Mi pare indispensabile che ora i Cinque Stelle accelerino la loro evoluzione: vanno superati al più presto il ruolo incongruo di Beppe Grillo, l’inquietante dinastia proprietaria dei Casaleggio, le inaccettabili posizioni sui migranti, sul cammino dell’Unione Europea e su altre questioni cruciali.

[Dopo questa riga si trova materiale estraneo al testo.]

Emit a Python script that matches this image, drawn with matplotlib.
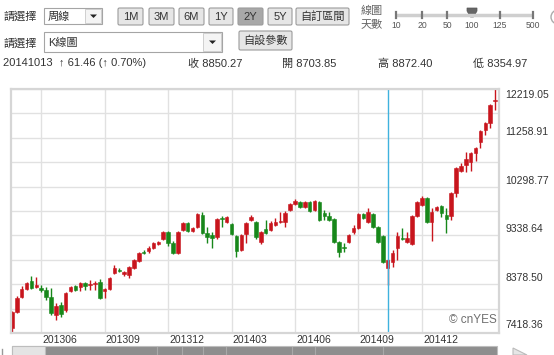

Se questo processo continuerà sarà un bene per l’intera democrazia italiana: che rischia di bloccarsi sul mantra dell’assenza di alternative al Pd di Matteo Renzi.

Sono tra i molti che credono che Renzi stia spostando la politica del Pd ben più a destra dell’imperante moderatismo liberista europeo: ne sono segni inequivocabili una politica insostenibile per l’ambiente e il territorio, una inaccettabile mercatizzazione della scuola e della cultura, la contrazione dei diritti dei lavoratori e soprattutto una caotica quanto pericolosa manomissione della Costituzione, accompagnata da una legge elettorale programmaticamente non rappresentativa, e sostanzialmente antidemocratica.

Se la sinistra radicale non riesce, con ogni evidenza, a rispondere a tutto questo, è impossibile non riconoscere che i Cinque Stelle (occupando di fatto lo spazio che in Spagna è stato conquistato da Podemos) stanno invece aprendo nuovi spazi di cittadinanza: suscitando partecipazione almeno quanto questo Pd sembra invece puntare, irresponsabilmente, sull’astensione.

Se votassi a Roma, al secondo turno sceglierei dunque la Raggi, anche perché (nonostante l’evidente probità di Roberto Giachetti) è vitale – dopo l’impressionante disastro consociativo – che sul Campidoglio tiri un’aria radicalmente nuova.

Se poi quest’aria riuscirà a costruire una alternativa nazionale ispirata ad un riformismo radicale, e se lo farà aprendosi a valori e personalità della sinistra, il Paese non avrà che da guadagnarci.